Ground 1: Obviousness over E&Y - Claims 2, 4-7, and 25-30 are obvious over E&Y.

  • Prior Art Relied Upon: E&Y (The Ernst & Young Guide to Performance Measurement for Financial Institutions, 1995).
  • Core Argument for this Ground:
    • Prior Art Mapping: Petitioner argued that E&Y, a comprehensive guide for financial practitioners, taught every element of the challenged claims. E&Y allegedly disclosed using a computerized "repository database" built on a "relational database platform" to store financial data for profitability reporting. The petition asserted that E&Y taught calculating "opportunity costs" via funds-transfer pricing, performing a "profit calculus" using defined algorithms for activity-based costing, calculating marginal profit components (net interest, direct expenses, provisions), and calculating fully absorbed profit adjustments (indirect expenses). E&Y allegedly showed combining these values to determine profitability for various objects, including products, customers, and organizations.
    • Motivation to Combine: As a single-reference ground, the motivation focused on implementation. Petitioner argued it would have been obvious to a person of ordinary skill in the art (POSITA) to implement the financial accounting methods detailed in E&Y using the well-known and conventional computerized relational database systems that E&Y itself described for this purpose.
    • Expectation of Success: A POSITA would have had a high expectation of success, as E&Y provided a detailed roadmap with specific examples for building the exact type of performance measurement system recited in the claims.

Ground 2: Obviousness over E&Y in view of Blain - Claims 2, 4-7, and 25-30 are obvious over E&Y in view of Blain.

  • Prior Art Relied Upon: E&Y (as above) and Blain (Using SAP R/3, 1996).
  • Core Argument for this Ground:
    • Prior Art Mapping: Petitioner asserted that E&Y taught the fundamental financial methods for profitability analysis, while Blain described a well-known, commercially available, computer-implemented financial accounting system (SAP-R/3) that provided the specific technical framework to implement E&Y’s teachings. Blain allegedly disclosed a rules-based system using a relational database and SQL to perform profitability analysis, allocate costs, and calculate profit and loss based on both marginal and full absorption costing, thus supplying any technical details for E&Y's financial concepts.
    • Motivation to Combine: A POSITA seeking to implement the financial strategies from E&Y would have been motivated to use a known, powerful, and prevalent accounting software package like the SAP-R/3 system described in Blain. Petitioner argued that E&Y’s own discussion of using “packaged software” and “database gateway technology” would have directed a POSITA to a system like Blain’s.
    • Expectation of Success: Combining the references would yield predictable results because Blain’s system was expressly designed to perform the same types of profitability calculations and financial reporting that E&Y taught.

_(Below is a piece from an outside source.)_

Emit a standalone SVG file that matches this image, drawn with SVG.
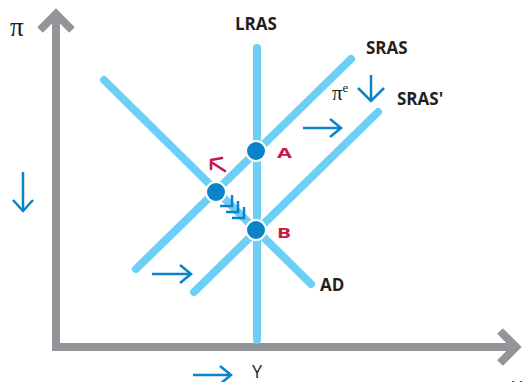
<svg xmlns="http://www.w3.org/2000/svg" width="524" height="382" viewBox="0 0 524 382">
<style>
.axis{stroke:#939598;stroke-width:8;fill:none}
.curve{stroke:#6DCFF6;stroke-width:8;stroke-linecap:round;fill:none}
.arr{stroke:#0A83C9;stroke-width:2.5;fill:none;stroke-linecap:butt}
.pt{fill:#0A83C9;stroke:#fff;stroke-width:2}
.lbl{font-family:"Open Sans","Noto Sans",sans-serif;font-weight:bold;font-size:17px;fill:#231F20}
.sym{font-family:"Liberation Serif","DejaVu Serif",serif;fill:#231F20}
.red{stroke:#C8174B;stroke-width:2.6;fill:none;stroke-linecap:round;stroke-linejoin:round}
.redt{font-family:"Open Sans",sans-serif;font-weight:bold;font-size:15px;fill:#C8174B}
</style>
<rect width="524" height="382" fill="#fff"/>
<g id="axes">
<polyline class="axis" points="56,20 56,347 518,347"/>
<polyline class="axis" points="40,30 56,14 72,30"/>
<polyline class="axis" points="500,331 516,347 500,363"/>
<text class="sym" x="10" y="36" font-size="27">π</text>
<text x="252" y="378" font-family="Open Sans,sans-serif" font-size="18" fill="#231F20">Y</text>
<text x="512" y="394" font-family="Open Sans,sans-serif" font-size="18" fill="#231F20">Y</text>
</g>
<g id="connectors">
<line id="LRAS-line" class="curve" x1="257" y1="48" x2="257" y2="340"/>
<line id="AD-line" class="curve" x1="104" y1="80" x2="311" y2="284"/>
<line id="SRAS-line" class="curve" x1="136" y1="269" x2="351" y2="59"/>
<line id="SRAS2-line" class="curve" x1="194" y1="292" x2="378" y2="112"/>
</g>
<g id="labels">
<text class="lbl" x="235" y="30">LRAS</text>
<text class="lbl" x="366" y="54">SRAS</text>
<text class="lbl" x="397" y="105">SRAS'</text>
<text class="lbl" x="320" y="291">AD</text>
<text class="sym" x="332" y="100" font-size="21">π<tspan font-size="13" dy="-8">e</tspan></text>
</g>
<g id="arrows">
<g id="arrow-pie-down"><line x1="371" y1="75" x2="371" y2="100" class="arr" stroke-width="4"/><polyline points="358,88 371,101 384,88" class="arr" stroke-width="4"/></g>
<g id="arrow-right-1"><line x1="303" y1="128" x2="341" y2="128" class="arr"/><polyline points="330,119 341,128 330,137" class="arr"/></g>
<g id="arrow-right-2"><line x1="152" y1="274" x2="191" y2="274" class="arr"/><polyline points="180,265 191,274 180,283" class="arr"/></g>
<g id="arrow-right-3"><line x1="193" y1="375" x2="231" y2="375" class="arr"/><polyline points="220,366 231,375 220,384" class="arr"/></g>
<g id="arrow-down-left"><line x1="23" y1="172" x2="23" y2="211" class="arr"/><polyline points="13,200 23,211 33,200" class="arr"/></g>
<g id="triple-arrow">
<polyline points="220,206 232,206 232,195" class="arr" stroke-width="3"/>
<polyline points="226,212 238,212 238,201" class="arr" stroke-width="3"/>
<polyline points="232,218 244,218 244,207" class="arr" stroke-width="3"/>
</g>
<g id="red-arrow"><path class="red" d="M211,169 L211,160 L222,158 M211,162 L225,171"/></g>
</g>
<g id="A"><circle class="pt" cx="256" cy="151" r="10"/><text class="redt" x="277" y="158" textLength="15" lengthAdjust="spacingAndGlyphs">A</text></g>
<g id="C"><circle class="pt" cx="216" cy="192" r="10"/></g>
<g id="B"><circle class="pt" cx="256" cy="230" r="10"/><text class="redt" x="277" y="238" textLength="14" lengthAdjust="spacingAndGlyphs">B</text></g>
</svg>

Ground 3: Obviousness over E&Y, Blain, and Kimball - Claim 29 is obvious over E&Y and Blain in view of Kimball.

  • Prior Art Relied Upon: E&Y, Blain, and Kimball (Calculating and Using Risk-adjusted ROE for Lines of Business, 1993).

  • Core Argument for this Ground:

    • Prior Art Mapping: This combination targeted the specific "Shareholder Value Added" (SVA) calculation in claim 29. Petitioner argued that while E&Y and Blain provided the foundational profitability system, Kimball supplied the specific, well-known formulas for calculating SVA. Kimball allegedly taught adjusting profit for risk by using risk-based "hurdle rates" derived from the Capital Asset Pricing Model (CAPM) and peer group analysis, and applying a tax rate to the final profit calculation, mirroring the formula recited in claim 29.
    • Motivation to Combine: A POSITA implementing the profitability system from E&Y and Blain would have been motivated to consult authoritative accounting literature like Kimball for specific, state-of-the-art financial formulas. E&Y’s discussion of “shareholder-value-based…analysis” would have prompted a skilled artisan to look to references like Kimball for detailed implementation guidance on equity allocation and risk adjustment.
    • Expectation of Success: Integrating Kimball’s standard financial equations into the rules-based system of Blain (implementing the methods of E&Y) was a simple substitution of known components that would have predictably resulted in the claimed SVA calculation.
  • Additional Grounds: Petitioner asserted numerous other grounds, including that claims were anticipated by E&Y, Blain, or SAP-IS-B individually. Additional obviousness grounds were asserted based on combinations including SAP-IS-B (a 1996 SAP technical paper) for its specific disclosures on banking profitability modules, and McKenzie (a 1996 government working paper) for its explicit teaching of the two-tiered tax calculation recited in claim 30. Petitioner also argued in Ground 1 that the claims were unpatentable under 35 U.S.C. §101 as directed to the abstract idea of "calculating object level profitability."

4. Key Claim Construction Positions

  • Petitioner proposed a construction for the term "profit information" to mean "financial and/or non-financial data related to calculating profit." This construction was argued as critical to understanding the scope of the database limitations. The petition asserted this was supported by the specification’s disclosure of storing both financial data (e.g., balances, rates) and non-financial data (e.g., product identification, dates) for use in the profitability calculations.

5. Relief Requested

  • Petitioner requested institution of a Covered Business Method Review of the ’137 patent and cancellation of claims 2, 4-7, and 25-30 as unpatentable.